● **Your task**
Begin with the first line of the material and write out each line exactly, ending with the line that contains "var langX = [ 740, 768, 797 ];". Pictures are not part of the copy.

● **Provided data**

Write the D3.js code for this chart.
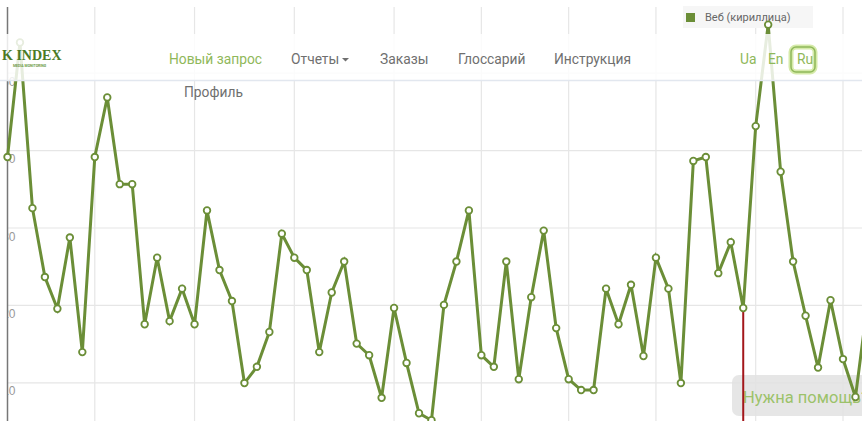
<!DOCTYPE html>
<html>
<head>
<meta charset="utf-8">
<script src="https://cdn.jsdelivr.net/npm/d3@7"></script>
<style>
  body { margin: 0; background: #fff; overflow: hidden; }
  svg { display: block; font-family: Roboto, 'Open Sans', sans-serif; }
</style>
</head>
<body>
<svg id="chart" width="862" height="421"></svg>
<script>
  'use strict';

  // Series values, one per period
  var seriesName = 'Веб (кириллица)';
  var values = [
    39.1, 53.9, 32.5, 23.6, 19.5, 28.7, 13.9, 39.1, 46.8, 35.6,
    35.6, 17.5, 26.1, 17.9, 22.1, 17.5, 32.2, 24.5, 20.5, 9.9,
    12.0, 16.5, 29.2, 26.1, 24.5, 13.9, 21.6, 25.6, 15.0, 13.5,
    8.0, 19.6, 12.5, 6.0, 5.1, 20.0, 25.6, 32.2, 13.5, 12.0,
    25.6, 10.4, 21.0, 29.6, 17.0, 10.4, 9.0, 9.0, 22.1, 17.5,
    22.6, 13.4, 26.1, 22.1, 9.9, 38.6, 39.1, 24.1, 28.1, 19.6,
    43.1, 56.2, 37.2, 25.6, 18.6, 11.9, 20.6, 13.0, 8.1, 20.6
  ];

  // Category positions that carry a vertical grid line
  var gridIndex = [ 7, 15, 23, 31, 38, 45, 52, 60, 67 ];

  // Value axis ticks
  var yTicks = [ 10, 20, 30, 40, 50 ];

  // Point under the mouse (hover line)
  var hoverIndex = 59;

  // Page chrome drawn over the chart
  var navItems = [ 'Новый запрос', 'Отчеты', 'Заказы', 'Глоссарий', 'Инструкция' ];
  var navX = [ 169, 291, 380, 458, 554 ];
  var langs = [ 'Ua', 'En', 'Ru' ];
  var langX = [ 740, 768, 797 ];

  var width = 862;
  var height = 421;
  var green = '#6b8e37';
  var light = '#8fb85a';

  var svg = d3.select( '#chart' );

  var x = d3.scaleLinear()
    .domain( [ 0, values.length - 1 ] )
    .range( [ 7.5, 7.5 + 12.47 * ( values.length - 1 ) ] );

  var y = d3.scaleLinear()
    .domain( [ 0, 50 ] )
    .range( [ 459.7, 72.7 ] );

  var plotTop = 7;

  //
  // GRID
  //

  svg.append( 'g' )
    .attr( 'class', 'grid-x' )
    .selectAll( 'line' )
    .data( gridIndex )
    .enter().append( 'line' )
    .attr( 'x1', function( d ) { return x( d ); } )
    .attr( 'x2', function( d ) { return x( d ); } )
    .attr( 'y1', plotTop )
    .attr( 'y2', height )
    .attr( 'stroke', '#e6e6e6' )
    .attr( 'stroke-width', 1.2 );

  // Clip for tick labels: the screenshot cuts everything left of the axis.
  // Coordinates are local to the translated axis group.
  svg.append( 'clipPath' )
    .attr( 'id', 'axis-clip' )
    .append( 'rect' )
    .attr( 'x', 0.5 )
    .attr( 'y', 0 )
    .attr( 'width', width )
    .attr( 'height', height );

  var yAxis = svg.append( 'g' )
    .attr( 'class', 'y axis' )
    .attr( 'transform', 'translate(' + x( 0 ) + ',0)' )
    .attr( 'clip-path', 'url(#axis-clip)' )
    .call( d3.axisLeft( y )
      .tickValues( yTicks )
      .tickSize( -( width - x( 0 ) ) )
      .tickFormat( d3.format( 'd' ) ) );

  yAxis.select( '.domain' ).remove();
  yAxis.selectAll( '.tick line' )
    .attr( 'stroke', '#e6e6e6' )
    .attr( 'stroke-width', 1.2 );
  yAxis.selectAll( '.tick text' )
    .attr( 'x', 8 )
    .attr( 'dy', '1.05em' )
    .attr( 'fill', '#999' )
    .style( 'font-size', '12px' );

  // Axis line
  svg.append( 'line' )
    .attr( 'x1', x( 0 ) )
    .attr( 'x2', x( 0 ) )
    .attr( 'y1', plotTop )
    .attr( 'y2', height )
    .attr( 'stroke', '#777' )
    .attr( 'stroke-width', 1.5 );

  //
  // LEGEND
  //

  var legend = svg.append( 'g' )
    .attr( 'class', 'legend' )
    .attr( 'transform', 'translate(683,6)' );

  legend.append( 'rect' )
    .attr( 'width', 130 )
    .attr( 'height', 22 )
    .attr( 'fill', '#f6f6f6' );

  legend.append( 'rect' )
    .attr( 'x', 3 )
    .attr( 'y', 7 )
    .attr( 'width', 9 )
    .attr( 'height', 9 )
    .attr( 'fill', green );

  legend.append( 'text' )
    .attr( 'x', 22 )
    .attr( 'y', 11 )
    .attr( 'dy', '.35em' )
    .attr( 'fill', '#666' )
    .style( 'font-size', '11px' )
    .text( seriesName );

  //
  // HELP BUTTON (page widget under the chart line)
  //

  svg.append( 'rect' )
    .attr( 'x', 732 )
    .attr( 'y', 375 )
    .attr( 'width', 150 )
    .attr( 'height', 41 )
    .attr( 'rx', 7 )
    .attr( 'fill', '#e2e2e2' )
    .attr( 'opacity', 0.85 );

  svg.append( 'text' )
    .attr( 'x', 743 )
    .attr( 'y', 397 )
    .attr( 'dy', '.35em' )
    .attr( 'fill', '#9cc26a' )
    .style( 'font-size', '16.5px' )
    .text( 'Нужна помощь?' );

  //
  // HOVER LINE
  //

  svg.append( 'line' )
    .attr( 'x1', x( hoverIndex ) )
    .attr( 'x2', x( hoverIndex ) )
    .attr( 'y1', y( values[ hoverIndex ] ) )
    .attr( 'y2', height )
    .attr( 'stroke', '#a3161b' )
    .attr( 'stroke-width', 2 );

  //
  // SERIES
  //

  var line = d3.line()
    .x( function( d, i ) { return x( i ); } )
    .y( function( d ) { return y( d ); } );

  svg.append( 'path' )
    .datum( values )
    .attr( 'd', line )
    .attr( 'fill', 'none' )
    .attr( 'stroke', green )
    .attr( 'stroke-width', 3 )
    .attr( 'stroke-linejoin', 'miter' );

  svg.append( 'g' )
    .attr( 'class', 'points' )
    .selectAll( 'circle' )
    .data( values )
    .enter().append( 'circle' )
    .attr( 'cx', function( d, i ) { return x( i ); } )
    .attr( 'cy', function( d ) { return y( d ); } )
    .attr( 'r', 3.3 )
    .attr( 'fill', '#fff' )
    .attr( 'stroke', green )
    .attr( 'stroke-width', 1.8 );

  //
  // NAVBAR (semi transparent, sits over the chart)
  //

  var nav = svg.append( 'g' ).attr( 'class', 'navbar' );

  nav.append( 'rect' )
    .attr( 'x', 0 )
    .attr( 'y', 34 )
    .attr( 'width', width )
    .attr( 'height', 46 )
    .attr( 'fill', '#fff' )
    .attr( 'opacity', 0.84 );

  nav.append( 'line' )
    .attr( 'x1', 0 )
    .attr( 'x2', width )
    .attr( 'y1', 80.5 )
    .attr( 'y2', 80.5 )
    .attr( 'stroke', '#e2e7ef' )
    .attr( 'stroke-width', 1.5 );

  // Logo, cut by the left edge
  nav.append( 'text' )
    .attr( 'x', 2 )
    .attr( 'y', 60 )
    .attr( 'fill', '#4a7a26' )
    .style( 'font-family', '"Liberation Serif", serif' )
    .style( 'font-weight', 'bold' )
    .style( 'font-size', '14px' )
    .text( 'K INDEX' );

  nav.append( 'text' )
    .attr( 'x', 13 )
    .attr( 'y', 67 )
    .attr( 'fill', '#6b9a45' )
    .style( 'font-size', '3.5px' )
    .style( 'font-weight', 'bold' )
    .text( 'MEDIA MONITORING' );

  nav.selectAll( '.nav-item' )
    .data( navItems )
    .enter().append( 'text' )
    .attr( 'class', 'nav-item' )
    .attr( 'x', function( d, i ) { return navX[ i ]; } )
    .attr( 'y', 59 )
    .attr( 'dy', '.35em' )
    .attr( 'fill', function( d, i ) { return i === 0 ? light : '#6f6f6f'; } )
    .style( 'font-size', '13.8px' )
    .text( function( d ) { return d; } );

  // Dropdown caret after "Отчеты"
  nav.append( 'path' )
    .attr( 'd', 'M342,58 L349,58 L345.5,61.5 Z' )
    .attr( 'fill', '#6f6f6f' );

  // Language switch
  nav.append( 'rect' )
    .attr( 'x', 791 )
    .attr( 'y', 47 )
    .attr( 'width', 24 )
    .attr( 'height', 25 )
    .attr( 'rx', 5 )
    .attr( 'fill', '#fff' )
    .attr( 'stroke', '#d5eaa9' )
    .attr( 'stroke-width', 5 );

  nav.append( 'rect' )
    .attr( 'x', 791 )
    .attr( 'y', 47 )
    .attr( 'width', 24 )
    .attr( 'height', 25 )
    .attr( 'rx', 5 )
    .attr( 'fill', 'none' )
    .attr( 'stroke', light )
    .attr( 'stroke-width', 1.5 );

  nav.selectAll( '.lang' )
    .data( langs )
    .enter().append( 'text' )
    .attr( 'class', 'lang' )
    .attr( 'x', function( d, i ) { return langX[ i ]; } )
    .attr( 'y', 59 )
    .attr( 'dy', '.35em' )
    .attr( 'fill', light )
    .style( 'font-size', '13.8px' )
    .text( function( d ) { return d; } );

  // Dropdown entry below the navbar
  svg.append( 'text' )
    .attr( 'x', 184 )
    .attr( 'y', 92 )
    .attr( 'dy', '.35em' )
    .attr( 'fill', '#6f6f6f' )
    .style( 'font-size', '13.8px' )
    .text( 'Профиль' );
</script>
</body>
</html>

● **Written solution**
Write the D3.js code for this chart.
<!DOCTYPE html>
<html>
<head>
<meta charset="utf-8">
<script src="https://cdn.jsdelivr.net/npm/d3@7"></script>
<style>
  body { margin: 0; background: #fff; overflow: hidden; }
  svg { display: block; font-family: Roboto, 'Open Sans', sans-serif; }
</style>
</head>
<body>
<svg id="chart" width="862" height="421"></svg>
<script>
  'use strict';

  // Series values, one per period
  var seriesName = 'Веб (кириллица)';
  var values = [
    39.1, 53.9, 32.5, 23.6, 19.5, 28.7, 13.9, 39.1, 46.8, 35.6,
    35.6, 17.5, 26.1, 17.9, 22.1, 17.5, 32.2, 24.5, 20.5, 9.9,
    12.0, 16.5, 29.2, 26.1, 24.5, 13.9, 21.6, 25.6, 15.0, 13.5,
    8.0, 19.6, 12.5, 6.0, 5.1, 20.0, 25.6, 32.2, 13.5, 12.0,
    25.6, 10.4, 21.0, 29.6, 17.0, 10.4, 9.0, 9.0, 22.1, 17.5,
    22.6, 13.4, 26.1, 22.1, 9.9, 38.6, 39.1, 24.1, 28.1, 19.6,
    43.1, 56.2, 37.2, 25.6, 18.6, 11.9, 20.6, 13.0, 8.1, 20.6
  ];

  // Category positions that carry a vertical grid line
  var gridIndex = [ 7, 15, 23, 31, 38, 45, 52, 60, 67 ];

  // Value axis ticks
  var yTicks = [ 10, 20, 30, 40, 50 ];

  // Point under the mouse (hover line)
  var hoverIndex = 59;

  // Page chrome drawn over the chart
  var navItems = [ 'Новый запрос', 'Отчеты', 'Заказы', 'Глоссарий', 'Инструкция' ];
  var navX = [ 169, 291, 380, 458, 554 ];
  var langs = [ 'Ua', 'En', 'Ru' ];
  var langX = [ 740, 768, 797 ];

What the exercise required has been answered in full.